-- Stated goal --
In the data below, find every line with the string "this" and pull it out.

-- Data excerpt --
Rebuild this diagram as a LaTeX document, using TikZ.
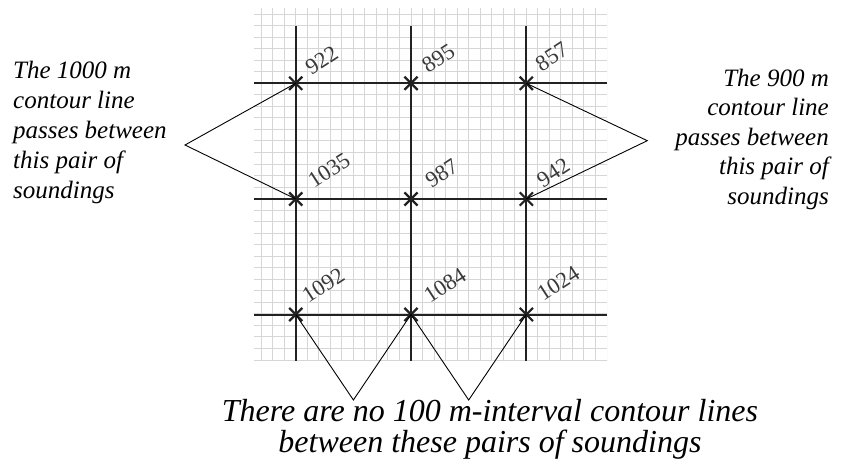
\documentclass[tikz,border=0pt]{standalone}
\usepackage{fontspec}
\setmainfont{Liberation Serif}
\usetikzlibrary{shapes.misc}
\definecolor{gridgray}{HTML}{D6D6D6}
\definecolor{heavy}{HTML}{222222}
\definecolor{numgray}{HTML}{3A3A3A}
\tikzset{
  minor/.style={draw=gridgray, line width=1pt},
  major/.style={draw=heavy, line width=2pt},
  xmark/.style={cross out, draw=heavy, line width=2.2pt, minimum size=11pt, inner sep=0pt},
  conn/.style={draw=black, line width=0.9pt},
  num/.style={text=numgray, font=\rmfamily\fontsize{22.5}{24}\selectfont, rotate=33, inner sep=0pt},
  note/.style={font=\rmfamily\fontsize{25}{30}\selectfont\itshape, inner sep=0pt},
  bignote/.style={font=\rmfamily\fontsize{32}{31}\selectfont\itshape, inner sep=0pt}
}
\begin{document}
\begin{tikzpicture}[x=1pt,y=-1pt]
\useasboundingbox (0,0) rectangle (843,462);
% minor grid
\begin{scope}
\clip (254,8) rectangle (607,360.6);
\foreach \k in {-4,...,27} {
  \draw[minor] ({295.7+\k*11.53},8) -- ({295.7+\k*11.53},361);
}
\foreach \k in {-7,...,24} {
  \draw[minor] (254,{83.3+\k*11.53}) -- (607,{83.3+\k*11.53});
}
\end{scope}
% major lines
\foreach \y in {83.3,199,314.5} { \draw[major] (254,\y) -- (607,\y); }
\foreach \x in {295.7,411,526.3} { \draw[major] (\x,26) -- (\x,361); }
% soundings
\coordinate (p11) at (295.7,83.3);
\coordinate (p12) at (411,83.3);
\coordinate (p13) at (526.3,83.3);
\coordinate (p21) at (295.7,199);
\coordinate (p22) at (411,199);
\coordinate (p23) at (526.3,199);
\coordinate (p31) at (295.7,314.5);
\coordinate (p32) at (411,314.5);
\coordinate (p33) at (526.3,314.5);
\foreach \p in {p11,p12,p13,p21,p22,p23,p31,p32,p33} { \node[xmark] (x\p) at (\p) {}; }
% values
\node[num] (n922) at (321.7,60) {922};
\node[num] (n895) at (438.3,58.3) {895};
\node[num] (n857) at (551.7,56.7) {857};
\node[num] (n1035) at (329,170) {1035};
\node[num] (n987) at (441.7,173.3) {987};
\node[num] (n942) at (553.3,172.7) {942};
\node[num] (n1092) at (323.3,285) {1092};
\node[num] (n1084) at (445,285) {1084};
\node[num] (n1024) at (558.3,283.3) {1024};
% notes
\node[note, align=left, anchor=north west] (tl) at (13,61.3)
  {The 1000 m\\contour line\\passes between\\this pair of\\soundings};
\node[note, font=\rmfamily\fontsize{25}{29.5}\selectfont\itshape, align=right, anchor=north east] (tr) at (829,68.7)
  {The 900 m\\contour line\\passes between\\this pair of\\soundings};
\node[bignote, align=center, anchor=north] (tb) at (490,399)
  {There are no 100 m-interval contour lines\\between these pairs of soundings};
% connectors
\coordinate (al) at (185,145);
\coordinate (ar) at (647.3,140.7);
\coordinate (ab1) at (353.4,400);
\coordinate (ab2) at (468.7,400);
\draw[conn] (p11) -- (al) -- (p21);
\draw[conn] (p13) -- (ar) -- (p23);
\draw[conn] (p31) -- (ab1) -- (p32) -- (ab2) -- (p33);
\end{tikzpicture}
\end{document}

-- The response --
Rebuild this diagram as a LaTeX document, using TikZ.
  {The 1000 m\\contour line\\passes between\\this pair of\\soundings};
  {The 900 m\\contour line\\passes between\\this pair of\\soundings};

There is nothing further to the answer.